Petróleo

5 Jun

Una manifestación ciudadana, esta vez sobre bicis, ha reivindicado de nuevo un bosque en los terrenos que antes ocupaban aquellos enormes contenedores de petróleo en la Avenida Juan XXIII. Málaga es una ciudad agradable y donde los niveles de contaminación aún son adecuados por dos motivos: los vientos marinos barren la ciudad con frecuencia, y no disponemos de un parque industrial más allá de esas áreas de almacenaje y distribución con las que engañamos nuestras cifras de desempleo crónico. Por fortuna nuestras autoridades locales no se han visto en el compromiso de intervenir en una emergencia medioambiental para la que, sin duda, tampoco están preparadas. Repasemos nuestra historia. Si nos vamos a la Málaga de finales del XIX, descubrimos que para un poblachón del tamaño de la actual Antequera o así, nuestros tatarabuelos habían habilitado la Plaza de la Merced, la del entonces Ayuntamiento, actual Plaza de la Constitución, y la Alameda, espacio galante donde lucir el poderío familiar en carros o a pie. Más tarde, años 20, el consistorio reservó los actuales terrenos del Parque para uso colectivo. Durante los años sesenta e inicios de los setenta del pasado siglo, época en que Málaga se acercó a galope al casi al medio millón de habitantes, el número de parques se quedó tal como estaba. Uno, con su burrito de bronce y lomo bruñido como el oro por los pantalones y faldas de quienes nacimos en aquellas décadas llamadas del desarrollo español. Miles de fotos atestiguan aquella casi única diversión para niños. En barrios como Miraflores de los Ángeles, por ejemplo, los planes urbanísticos guardaron breves metros para servicios llamados jardines, más por tradición semántica que por exactitud del significado. Un recinto de tierras calvas de unos 250 metros cuadrados para más de diez mil habitantes a quienes nunca se les ocurrió acudir juntos para disfrutar de sus centímetros de expansión, un verdadero problema de orden público, incluso de física pública. Un desarrollo como tumoral, donde no se concebía la calidad de vida.

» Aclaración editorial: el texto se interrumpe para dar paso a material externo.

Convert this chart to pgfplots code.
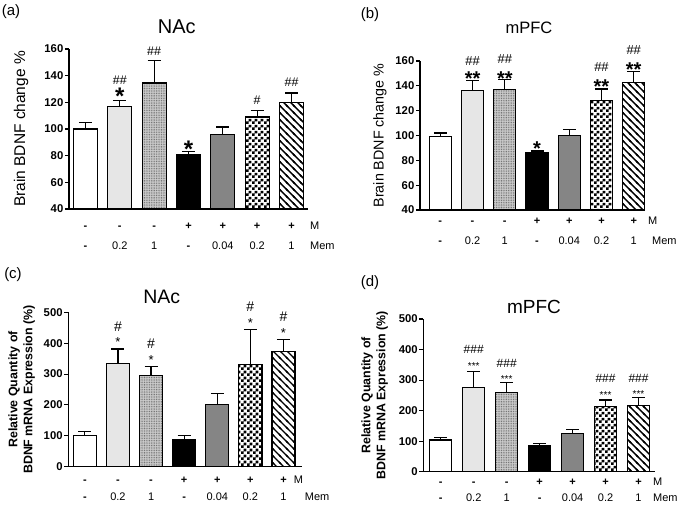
\documentclass[border=0pt]{standalone}
\usepackage{pgfplots}
\pgfplotsset{compat=1.18}
\usepackage{fontspec}
\setmainfont{Liberation Sans}
\usetikzlibrary{patterns}

\pgfdeclarepatternformonly{dotsA}{\pgfqpoint{-0.5pt}{-0.5pt}}{\pgfqpoint{2.5pt}{2.5pt}}{\pgfqpoint{2pt}{2pt}}{\pgfpathcircle{\pgfqpoint{0pt}{0pt}}{0.45pt}\pgfusepath{fill}}
\pgfdeclarepatternformonly{dotsB}{\pgfqpoint{-0.5pt}{-0.5pt}}{\pgfqpoint{2.2pt}{2.2pt}}{\pgfqpoint{1.7pt}{1.7pt}}{\pgfpathcircle{\pgfqpoint{0pt}{0pt}}{0.5pt}\pgfusepath{fill}}
\pgfdeclarepatternformonly{checker}{\pgfqpoint{0pt}{0pt}}{\pgfqpoint{5.6pt}{5.6pt}}{\pgfqpoint{5.6pt}{5.6pt}}{\pgfpathrectangle{\pgfqpoint{0pt}{0pt}}{\pgfqpoint{2.8pt}{2.8pt}}\pgfpathrectangle{\pgfqpoint{2.8pt}{2.8pt}}{\pgfqpoint{2.8pt}{2.8pt}}\pgfusepath{fill}}
\pgfdeclarepatternformonly{diagNW}{\pgfqpoint{-1pt}{-1pt}}{\pgfqpoint{8pt}{8pt}}{\pgfqpoint{7pt}{7pt}}{\pgfsetlinewidth{1.4pt}\pgfpathmoveto{\pgfqpoint{0pt}{7pt}}\pgfpathlineto{\pgfqpoint{7pt}{0pt}}\pgfpathmoveto{\pgfqpoint{-1pt}{1pt}}\pgfpathlineto{\pgfqpoint{1pt}{-1pt}}\pgfpathmoveto{\pgfqpoint{6pt}{8pt}}\pgfpathlineto{\pgfqpoint{8pt}{6pt}}\pgfusepath{stroke}}

\newcommand\sr{\rule{0pt}{9pt}}
\newcommand\mi{\textbf{-}}
\newcommand\pl{\textbf{+}}
\newcommand\fs[1]{\fontsize{#1}{#1}\selectfont}
\newcommand\ann[4]{\node[anchor=base,inner sep=0pt,#4] at (axis cs:#1,#2) {#3};}

\pgfplotsset{
 eb/.style={/pgfplots/error bars/y dir=plus, /pgfplots/error bars/y explicit,
   /pgfplots/error bars/error bar style={line width=1.2pt, black, solid},
   /pgfplots/error bars/error mark options={rotate=90, mark size=6.5pt, line width=1.2pt, black}},
 bA/.style={draw=black, line width=1.2pt, fill=white, eb},
 bB/.style={draw=black, line width=1.2pt, preaction={fill=black!6}, pattern=dotsA, pattern color=black!50, eb},
 bC/.style={draw=black, line width=1.2pt, preaction={fill=black!20}, pattern=dotsB, pattern color=black!60, eb},
 bD/.style={draw=black, line width=1.2pt, fill=black, eb},
 bE/.style={draw=black, line width=1.2pt, fill=black!48, eb},
 bF/.style={draw=black, line width=1.2pt, preaction={fill=white}, pattern=checker, pattern color=black, eb},
 bG/.style={draw=black, line width=1.2pt, preaction={fill=white}, pattern=diagNW, pattern color=black, eb},
 panel/.style={
  scale only axis, anchor=south west, ybar, bar shift=0pt,
  axis lines=left, axis line style={-, line width=1.2pt},
  xtick={0,...,6},
  xticklabels={{\sr\mi\\\mi},{\sr\mi\\0.2},{\sr\mi\\1},{\sr\pl\\\mi},{\sr\pl\\0.04},{\sr\pl\\0.2},{\sr\pl\\1}},
  x tick style={draw=none}, y tick style={line width=1.1pt, black},
  tick align=outside, major tick length=4pt,
  /pgf/number format/assume math mode=true,
  yticklabel style={font=\bfseries\fontsize{11.3}{12}\selectfont, inner sep=1.5pt},
  xticklabel style={align=center, inner sep=0pt, anchor=north},
  clip=false,
 }
}

\begin{document}
\begin{tikzpicture}
\path[use as bounding box] (0,0) rectangle (685pt,505pt);

% ---------------- (a)
\begin{axis}[panel, at={(69pt,296pt)}, width=239pt, height=160pt,
  xmin=-0.48, xmax=6.48, ymin=40, ymax=160, ytick={40,60,...,160}, bar width=0.7,
  xticklabel style={font=\fontsize{11}{19.4}\selectfont, yshift=-7.6pt},
  ylabel={Brain BDNF change \%},
  ylabel style={at={(axis description cs:-0.2,0.5)}, anchor=center, font=\fs{15.5}}]
\addplot[bA] coordinates {(0,100) +- (0,5)};
\addplot[bB] coordinates {(1,117) +- (0,4.5)};
\addplot[bC] coordinates {(2,134.5) +- (0,17)};
\addplot[bD] coordinates {(3,81) +- (0,2)};
\addplot[bE] coordinates {(4,96) +- (0,5.5)};
\addplot[bF] coordinates {(5,109) +- (0,5)};
\addplot[bG] coordinates {(6,120) +- (0,7)};
\node[anchor=north west, inner sep=0pt, align=left, font=\fontsize{11}{19.4}\selectfont, xshift=2pt, yshift=-11.6pt] at (rel axis cs:1,0) {\sr M\\Mem};
\ann{1}{121.5}{\bfseries *}{font=\fs{24}, yshift=-3.7pt}
\ann{1}{121.5}{\#\#}{font=\fs{12.5}, yshift=16.2pt}
\ann{2}{151.5}{\#\#}{font=\fs{12.5}, yshift=4.5pt}
\ann{3}{83}{\bfseries *}{font=\fs{24}, yshift=-6pt}
\ann{5}{114}{\#}{font=\fs{12.5}, yshift=5.5pt}
\ann{6}{127}{\#\#}{font=\fs{12.5}, yshift=6.1pt}
\end{axis}

% ---------------- (b)
\begin{axis}[panel, at={(420pt,295pt)}, width=225pt, height=149pt,
  xmin=-0.63, xmax=6.35, ymin=40, ymax=160, ytick={40,60,...,160}, bar width=0.68,
  xticklabel style={font=\fontsize{11}{19.4}\selectfont, yshift=-1.6pt},
  ylabel={Brain BDNF change \%},
  ylabel style={at={(axis description cs:-0.178,0.5)}, anchor=center, font=\fs{14.3}}]
\addplot[bA] coordinates {(0,99) +- (0,3)};
\addplot[bB] coordinates {(1,136) +- (0,8)};
\addplot[bC] coordinates {(2,137) +- (0,8)};
\addplot[bD] coordinates {(3,86) +- (0,1.5)};
\addplot[bE] coordinates {(4,100) +- (0,5)};
\addplot[bF] coordinates {(5,128.5) +- (0,9)};
\addplot[bG] coordinates {(6,142.5) +- (0,9)};
\node[anchor=north west, inner sep=0pt, align=left, font=\fontsize{11}{19.4}\selectfont, xshift=3pt, yshift=-5.6pt] at (rel axis cs:1,0) {\sr M\\\hspace*{4pt}Mem};
\ann{1}{144}{\bfseries **}{font=\fs{20}, yshift=-5pt}
\ann{1}{144}{\#\#}{font=\fs{13}, yshift=15.3pt}
\ann{2}{145}{\bfseries **}{font=\fs{20}, yshift=-5.4pt}
\ann{2}{145}{\#\#}{font=\fs{13}, yshift=16.3pt}
\ann{3}{87.5}{\bfseries *}{font=\fs{20}, yshift=-4.8pt}
\ann{5}{137.5}{\bfseries **}{font=\fs{20}, yshift=-4.5pt}
\ann{5}{137.5}{\#\#}{font=\fs{13}, yshift=17.9pt}
\ann{6}{151.5}{\bfseries **}{font=\fs{20}, yshift=-4.8pt}
\ann{6}{151.5}{\#\#}{font=\fs{13}, yshift=17pt}
\end{axis}

% ---------------- (c)
\begin{axis}[panel, at={(68.3pt,38.3pt)}, width=233.4pt, height=154.4pt,
  xmin=-0.5, xmax=6.55, ymin=0, ymax=500, ytick={0,100,...,500}, bar width=0.7,
  xticklabel style={font=\fontsize{11}{17.1}\selectfont, yshift=-3.9pt},
  ylabel={Relative Quantity of\\BDNF mRNA Expression (\%)},
  ylabel style={at={(axis description cs:-0.2,0.5)}, anchor=center, align=center, font=\bfseries\fontsize{12.4}{15}\selectfont}]
\addplot[bA] coordinates {(0,102) +- (0,13)};
\addplot[bB] coordinates {(1,333) +- (0,48)};
\addplot[bC] coordinates {(2,295) +- (0,29)};
\addplot[bD] coordinates {(3,88) +- (0,12)};
\addplot[bE] coordinates {(4,202) +- (0,36)};
\addplot[bF] coordinates {(5,330) +- (0,114)};
\addplot[bG] coordinates {(6,372) +- (0,41)};
\node[anchor=north west, inner sep=0pt, align=left, font=\fontsize{11}{17.1}\selectfont, xshift=-8pt, yshift=-7.9pt] at (rel axis cs:1,0) {\sr M\\\hspace*{11pt}Mem};
\ann{1}{381}{*}{font=\fs{13}, yshift=2.1pt}
\ann{1}{381}{\#}{font=\fs{14}, yshift=18pt}
\ann{2}{324}{*}{font=\fs{13}, yshift=2.1pt}
\ann{2}{324}{\#}{font=\fs{14}, yshift=18pt}
\ann{5}{444}{*}{font=\fs{13}, yshift=2.1pt}
\ann{5}{444}{\#}{font=\fs{14}, yshift=18pt}
\ann{6}{413}{*}{font=\fs{13}, yshift=2.1pt}
\ann{6}{413}{\#}{font=\fs{14}, yshift=18pt}
\end{axis}

% ---------------- (d)
\begin{axis}[panel, at={(423.3pt,33.3pt)}, width=231.7pt, height=152.7pt,
  xmin=-0.53, xmax=6.5, ymin=0, ymax=500, ytick={0,100,...,500}, bar width=0.67,
  xticklabel style={font=\fontsize{11}{15.7}\selectfont, yshift=-0.6pt},
  ylabel={Relative Quantity of\\BDNF mRNA Expression (\%)},
  ylabel style={at={(axis description cs:-0.21,0.5)}, anchor=center, align=center, font=\bfseries\fontsize{12.4}{15}\selectfont}]
\addplot[bA] coordinates {(0,104) +- (0,8)};
\addplot[bB] coordinates {(1,275) +- (0,52)};
\addplot[bC] coordinates {(2,260) +- (0,31)};
\addplot[bD] coordinates {(3,84) +- (0,9)};
\addplot[bE] coordinates {(4,125) +- (0,13)};
\addplot[bF] coordinates {(5,213) +- (0,22)};
\addplot[bG] coordinates {(6,218) +- (0,24)};
\node[anchor=north west, inner sep=0pt, align=left, font=\fontsize{11}{15.7}\selectfont, xshift=-2pt, yshift=-4.6pt] at (rel axis cs:1,0) {\sr M\\Mem};
\ann{1}{327}{***}{font=\fs{10}, yshift=2pt}
\ann{1}{327}{\#\#\#}{font=\fs{12}, yshift=18pt}
\ann{2}{291}{***}{font=\fs{10}, yshift=0.3pt}
\ann{2}{291}{\#\#\#}{font=\fs{12}, yshift=15pt}
\ann{5}{235}{***}{font=\fs{10}, yshift=1.6pt}
\ann{5}{235}{\#\#\#}{font=\fs{12}, yshift=17.4pt}
\ann{6}{242}{***}{font=\fs{10}, yshift=0.3pt}
\ann{6}{242}{\#\#\#}{font=\fs{12}, yshift=15.7pt}
\end{axis}

% panel labels and titles
\node[font=\fs{15}] at (11pt,493pt) {(a)};
\node[font=\fs{15}] at (370pt,490pt) {(b)};
\node[font=\fs{15}] at (13pt,230pt) {(c)};
\node[font=\fs{15}] at (370pt,222pt) {(d)};
\node[font=\fs{20}] at (176.7pt,478pt) {NAc};
\node[font=\fs{16.5}] at (529pt,477pt) {mPFC};
\node[font=\fs{19.5}] at (161.7pt,208.3pt) {NAc};
\node[font=\fs{19}] at (534pt,198.3pt) {mPFC};
\end{tikzpicture}
\end{document}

Desde aquellos días se han inaugurado parques, sí, el del Oeste, el del Norte, Litoral o María Luisa, pero ajenos al compás de crecimiento del tráfico, o a nociones modernas de habitabilidad. La negativa del actual Consistorio para cultivar un nuevo espacio de expansión y verdura en aquel distrito revela un concepto de ciudad como templo del ladrillo, a pesar de que, incluso, cerca de aquellas aceras, en el entorno de Calle La Unión, se alcance uno de los mayores índices de densidad demográfica de toda Europa. Desde Pedro Aparicio, el mapa de parques ha sido sustituido por el de alcorques, esto es, el metro cuadrado donde se planta un árbol y se sitúa donde sea, con criterio o no, para que la suma de alcorques califique a Málaga como una falsa urbe verde. Menos mal que nos rodean los Montes de Málaga, a los que tampoco repobló nuestro consistorio, unas hectáreas de oxigenación para quienes suban en coche, claro. La errática política ambiental de nuestro ayuntamiento ha conseguido una ciudad con calles que deben ser transitadas en fila de uno. Ahí quedan como ejemplos Calle La Victoria, donde el paso se comprime entre naranjos y farolas, o la demencial Cruz del Molinillo donde la acera se empacha y minimiza entre el carril bici y los alcorques que el área de Parques y Jardines situó allí como demostración de que cualquier trazado puede empeorar y de que no se necesita tener ni siquiera sentido común para ser urbanista. El Ayuntamiento de Francisco de la Torre se esfuerza porque la ciudad pertenezca a sus legítimos amos, es decir, las inmobiliarias, constructoras y cementeras que son quienes trazan las calles. Málaga casi nunca ha sido pensada como espacio para sus ciudadanos, nos estamos beneficiando de la llamada al turista. Don Francisco ha descubierto más petróleo en los terrenos de ese pretendido bosque urbano, ahora en forma de torres de pisos con vistas al mar de tejados sin arboledas que caractriza la línea urbana de nuestro horizonte.